バレンボイムは、今度は指揮棒を持って登場。拍を常に几帳面に振る、という指揮ぶりではない。時には、まったく指揮をせずにオケにまかせる場面もあった。

1楽章途中のヴィオラのソリは、もっと前面に出てほしかったと思った。他のパートが大きすぎた。ヴィオラ弾きとしては、ね。

その点、2楽章にも2回出てくるヴィオラのソリは、とてもよかった。また、この楽章の「逍遥」の雰囲気は、本当にこたえられないと感じた。

楽章間で客席が咳で包まれるのは、別に珍しいことではないが、今日の3楽章の後の咳はものすごかった。そんなに我慢してたのか? と言いたくなる。

4楽章は、一つギアが上がった感じで、実にダイナミックな力演だった。

文春新書に、「クラシックCDの名盤」というシリーズがある。宇野功芳氏、中野雄氏、福島章恭氏の3人が、曲につき演奏につき演奏家について、それぞれの意見を述べ合うもので、長年愛読している。

この中で、バレンボイムについては、毀誉褒貶が分かれている。70年代、バレンボイムを絶賛していた宇野氏は、今や彼をまったく評価していない。一方、中野氏、福島氏は評価している(福島氏は、最初は批判的だったが評価を変えた)。

バレンボイムシュターツカペレ・ベルリンを指揮したベートーヴェンのシンフォニー(CD、実演)について、中野氏と福島氏は、国際化の中で今や失われつつある古き「ドイツの音」と評している。

初めて実演で聴く、このオーケストラの音は、はたしてどうだろう、と思っていた。

私には、古き佳き時代のドイツの音、というものが明確にイメージできないので、何とも言えないが、金管が存分に活躍するブルックナーであっても、金管が突出することはなく、金ピカ、テカテカとしたサウンドにはならない。オケ全体が、ほどよい節度を保ちつつ、しかし、力感は充分にある、という印象だった。

先月聴いた、ムーティ=シカゴ響と比較すると、シカゴ響の方が、機能的なオケだったと思う。ただ、シカゴ響が、アメリカのオケだから、金ピカだったかというとそうではなく、むしろしっとりとした落ち着きを感じた記憶がある。つまるところ、アメリカ的、ドイツ的、という色分けは、両オケを聴いて、私には感じられなかった。

話は戻って、4楽章のコーダ、練習記号で言うとVからは、ヴァイオリンが6連符のリズムを強調したのが耳についた。帰宅後、この日の演奏で使われた、ノヴァーク版(1878/80)のスコアを見ると、ヴァイオリンもヴィオラも、ここはトレモロの刻みになっている。しかし、ステージ上では、ヴァイオリンが、1小節6つの音符にアクセントをつけているように聞こえたし、全員ではないが、刻まずに弾いている楽員もいたように見えた。
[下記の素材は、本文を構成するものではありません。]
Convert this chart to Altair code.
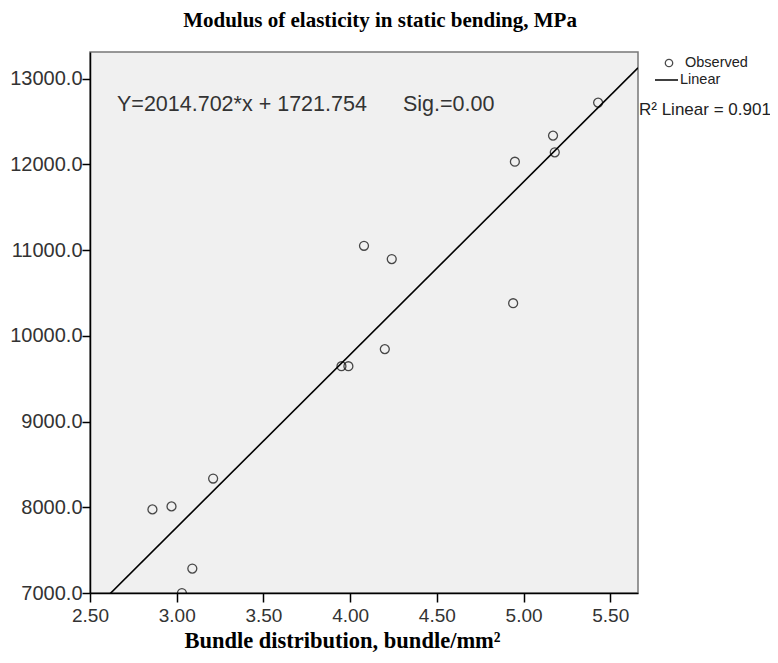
import altair as alt
import pandas as pd

bundle = [2.86, 2.97, 3.21, 3.09, 3.03, 3.95, 3.99, 4.20, 4.08, 4.24, 4.94, 4.95, 5.17, 5.18, 5.43]
moe = [7975, 8010, 8335, 7285, 7000, 9645, 9645, 9845, 11050, 10895, 10380, 12030, 12335, 12140, 12720]

# Fitted equation shown on the chart
slope = 2014.702
intercept = 1721.754
fit_x = [2.5, 5.66]

x_ticks = [2.5, 3.0, 3.5, 4.0, 4.5, 5.0, 5.5]
y_ticks = [7000, 8000, 9000, 10000, 11000, 12000, 13000]
x_domain = [2.5, 5.66]
y_domain = [7000, 13310]

W, H = 548, 541
SANS = "Liberation Sans"
SERIF = "Liberation Serif"

pts = pd.DataFrame({"x": bundle, "y": moe})
fit = pd.DataFrame({"x": fit_x, "y": [slope * v + intercept for v in fit_x]})

xs = alt.Scale(domain=x_domain, nice=False, zero=False)
ys = alt.Scale(domain=y_domain, nice=False, zero=False)

x_axis = alt.Axis(values=x_ticks, format=".2f", grid=False, tickSize=9, tickColor="black",
                  tickWidth=1.5, domainColor="black", domainWidth=1.5, labelFont=SANS,
                  labelFontSize=19, labelColor="#333", labelPadding=4, labelFlush=False,
                  labelOverlap=False,
                  title="Bundle distribution, bundle/mm²", titleFont=SERIF, titleFontSize=22.5,
                  titleFontWeight="bold", titleColor="black", titleX=252, titleY=54,
                  titleAlign="center", titleBaseline="alphabetic")
y_axis = alt.Axis(values=y_ticks, format=".1f", grid=False, tickSize=8, tickColor="black",
                  tickWidth=1.5, domainColor="black", domainWidth=1.5, labelFont=SANS,
                  labelFontSize=20, labelColor="#333", labelPadding=0, labelFlush=False,
                  labelOverlap=False, title=None)

line = alt.Chart(fit).mark_line(color="black", strokeWidth=1.6, clip=True).encode(
    x=alt.X("x:Q", scale=xs, axis=x_axis),
    y=alt.Y("y:Q", scale=ys, axis=y_axis),
)

points = alt.Chart(pts).mark_point(shape="circle", filled=False, color="black", size=80,
                                   strokeWidth=1.3, clip=True).encode(
    x=alt.X("x:Q", scale=xs),
    y=alt.Y("y:Q", scale=ys),
)

ann = pd.DataFrame({
    "t": ["Y=2014.702*x + 1721.754", "Sig.=0.00"],
    "px": [27, 313],
    "py": [53, 53],
})
annotation = alt.Chart(ann).mark_text(font=SANS, fontSize=21.5, align="left", baseline="middle",
                                      color="#333").encode(
    text="t:N", x=alt.X("px:Q", scale=None), y=alt.Y("py:Q", scale=None))

leg_txt = pd.DataFrame({
    "t": ["Observed", "Linear", "R² Linear = 0.901"],
    "px": [595, 590, 549],
    "py": [11, 28, 58],
    "fs": [14.5, 14.5, 17],
})
legend_text = alt.Chart(leg_txt).mark_text(font=SANS, align="left", baseline="middle",
                                           color="#222").encode(
    text="t:N", x=alt.X("px:Q", scale=None), y=alt.Y("py:Q", scale=None),
    size=alt.Size("fs:Q", scale=None, legend=None))

legend_pt = alt.Chart(pd.DataFrame({"px": [579], "py": [11]})).mark_point(
    shape="circle", filled=False, color="black", size=55, strokeWidth=1.3).encode(
    x=alt.X("px:Q", scale=None), y=alt.Y("py:Q", scale=None))

legend_line = alt.Chart(pd.DataFrame({"px": [565], "px2": [588], "py": [28]})).mark_rule(
    color="black", strokeWidth=1.5).encode(
    x=alt.X("px:Q", scale=None), x2="px2:Q", y=alt.Y("py:Q", scale=None))

chart = alt.layer(line, points, annotation, legend_text, legend_pt, legend_line).properties(
    width=W, height=H,
    background="white",
    autosize=alt.AutoSizeParams(type="none"),
    padding={"left": 82, "top": 44, "right": 132, "bottom": 62},
    title=alt.TitleParams("Modulus of elasticity in static bending, MPa", font=SERIF,
                          fontSize=21, fontWeight="bold", color="black", anchor="middle",
                          dx=16, offset=21),
).configure_view(fill="#f0f0f0", stroke="#777", strokeWidth=1.5)

chart.save("out.html", embed_options={"renderer": "svg", "actions": False})
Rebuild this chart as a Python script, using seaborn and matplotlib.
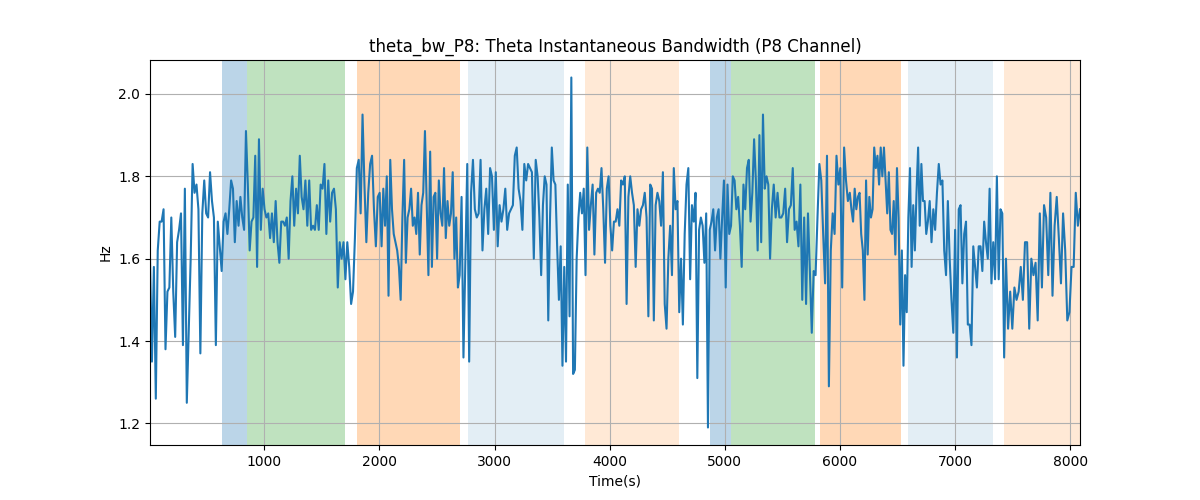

そのことが気になったからでもあるが、ここから曲尾に向けての長いクレシェンド、気持ち的には、音楽の歩みにぴったり寄り添いつつ聴けたとは言えなかった。こういうタイプの、徐々に盛り上がって行く音楽って、聴いている自分のテンションを合わせていくのが、結構難しいものだ。今日は、少々失敗した。

それはともかく、最後の音がホール内に響いて、消えていくまで、拍手もブラボーの声も出なかったのは、とてもよかった。

ブルックナーの4番を初めて実演で聴けてよかった。また、対向配置で演奏してくれたおかげで、その面白さも味わうことができた。

オケの中では、ヴィオラがよかったなあ。自分で演奏したパートなので、どうしてもヴィオラを聴くし、身びいきにもなるが。このブルックナー、前記のソリだけでなく、全体にヴィオラの存在感があった。

しかし、この曲を実際に演奏したんだなあ、と何度も思った。もう一度演奏したいか、と言われると、ちょっとためらうものがあるが、こんな曲を演奏できたんだ、いい経験だった、とは改めて思った。

アンコールはなかった。まあ、そうだろうな。浦安の時も、我々にしては珍しくアンコールなしにしたし。

数え切れないくらい、何度もカーテンコールが繰り返された。

やっと楽員が退場し始めたので、席を立ったが、一部のお客さんが拍手を続けていて、最後にバレンボイムだけがステージに出てきた。

しかし、普通、外来オケと言うと、せいぜい3~4種類のプログラムを持って歩く形だが、今回は、コンチェルト6曲、シンフォニー9曲で、9種類のプログラムだ。指揮者・ソリストも、オケも大変だろう。

とにかく、めったに聴けないものを聴くことができてよかった。